The following should get you going. It uses the datetime.strptime() function to attempt to convert each folder name into a valid datetime object. If the conversion fails, then you know that the folder name is not in the correct format and can be skipped. It then attempts to parse any CSV file found in the corresponding fig folder:
from datetime import datetime
import glob
import csv
import os
dirpath, dirnames, filenames = next(os.walk('/strm1/serino/DATA'))
for dirname in dirnames:
if len(dirname) >= 8:
try:
dt = datetime.strptime(dirname[:8], '%m%d%Y')
print(dt, dirname)
csv_folder = os.path.join(dirpath, dirname)
for csv_file in glob.glob(os.path.join(csv_folder, 'figs', '*.csv')):
with open(csv_file, newline='') as f_input:
csv_input = csv.reader(f_input)
for row in csv_input:
print(row)
except ValueError as e:
pass
You listed several problems above. Which one are you stuck on? It seems like you already know how to navigate the file storage system using os.path. You may not know of the function os.path.join() which allows you to manually specify a file path relative to a file as such:
os.path.abspath(os.path.join(os.path.dirname(__file__), '../..', 'Data/TrailShelters/'))
To break down the above:
os.path.dirname(__file__) returns the path of the current file. '../..' means: go up two levels in the folder hierarchy. And Data/TrailShelters/ is the directory I wish to navigate to.

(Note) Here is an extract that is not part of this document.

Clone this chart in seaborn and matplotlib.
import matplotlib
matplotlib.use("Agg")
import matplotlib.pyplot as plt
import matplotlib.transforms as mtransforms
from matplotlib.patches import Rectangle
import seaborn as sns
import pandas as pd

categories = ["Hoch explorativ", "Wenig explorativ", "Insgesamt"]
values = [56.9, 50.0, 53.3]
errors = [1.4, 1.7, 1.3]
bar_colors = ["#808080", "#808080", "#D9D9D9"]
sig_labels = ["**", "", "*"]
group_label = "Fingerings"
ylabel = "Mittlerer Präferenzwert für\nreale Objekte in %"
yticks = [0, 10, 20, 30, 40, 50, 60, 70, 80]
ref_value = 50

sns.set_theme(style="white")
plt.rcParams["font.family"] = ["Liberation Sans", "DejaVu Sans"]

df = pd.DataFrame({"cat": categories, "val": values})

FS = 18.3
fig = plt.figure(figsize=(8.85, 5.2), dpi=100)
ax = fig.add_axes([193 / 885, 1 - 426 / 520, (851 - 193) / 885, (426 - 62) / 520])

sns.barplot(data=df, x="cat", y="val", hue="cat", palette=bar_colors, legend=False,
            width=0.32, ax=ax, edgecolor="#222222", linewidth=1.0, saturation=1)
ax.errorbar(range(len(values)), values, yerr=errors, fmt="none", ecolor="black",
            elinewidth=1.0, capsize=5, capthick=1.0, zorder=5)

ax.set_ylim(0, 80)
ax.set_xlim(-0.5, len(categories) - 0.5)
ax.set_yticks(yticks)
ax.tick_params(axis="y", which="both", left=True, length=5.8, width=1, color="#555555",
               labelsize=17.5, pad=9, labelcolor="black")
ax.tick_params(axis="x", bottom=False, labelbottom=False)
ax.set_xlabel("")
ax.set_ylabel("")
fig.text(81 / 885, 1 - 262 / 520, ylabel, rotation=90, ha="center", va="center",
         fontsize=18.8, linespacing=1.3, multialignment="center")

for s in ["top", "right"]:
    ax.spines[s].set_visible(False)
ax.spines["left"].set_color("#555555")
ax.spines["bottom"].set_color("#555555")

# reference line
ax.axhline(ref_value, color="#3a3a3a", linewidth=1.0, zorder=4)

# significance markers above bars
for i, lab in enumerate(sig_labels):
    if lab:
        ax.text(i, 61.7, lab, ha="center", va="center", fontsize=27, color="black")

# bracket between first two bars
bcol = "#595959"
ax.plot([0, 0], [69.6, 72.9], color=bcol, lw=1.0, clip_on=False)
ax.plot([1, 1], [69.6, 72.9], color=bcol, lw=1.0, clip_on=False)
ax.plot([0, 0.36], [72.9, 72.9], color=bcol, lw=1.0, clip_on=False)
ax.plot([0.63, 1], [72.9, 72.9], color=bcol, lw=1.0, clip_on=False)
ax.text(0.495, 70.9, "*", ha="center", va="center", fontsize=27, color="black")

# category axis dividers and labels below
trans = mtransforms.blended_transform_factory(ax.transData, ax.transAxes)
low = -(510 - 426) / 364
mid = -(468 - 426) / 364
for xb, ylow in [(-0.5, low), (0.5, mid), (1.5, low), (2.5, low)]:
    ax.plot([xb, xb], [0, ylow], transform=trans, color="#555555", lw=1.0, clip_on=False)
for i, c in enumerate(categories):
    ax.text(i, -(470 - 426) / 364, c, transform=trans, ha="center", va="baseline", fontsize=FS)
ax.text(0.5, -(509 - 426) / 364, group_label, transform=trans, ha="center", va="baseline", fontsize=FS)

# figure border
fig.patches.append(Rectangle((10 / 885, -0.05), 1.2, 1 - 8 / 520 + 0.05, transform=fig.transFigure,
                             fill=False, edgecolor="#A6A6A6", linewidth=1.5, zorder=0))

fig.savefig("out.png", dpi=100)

How does this apply to your particular case? Well, you will need to make some adaptations but you can store the os.path of the parent directory in a variable. Then you can essentially use a while sub_dir is not null loop to iterate through subdirectories. For every subdirectory you will want to examine its os.path and extract the particular part of the path you are interested in. Then you can simply use something like: if 'TN' in subdirectory_name to determine if it is a subdirectory you are interested in. If so; then update the saved os.path of the parent directory by appending the path to the subdirectory. Does that make any sense?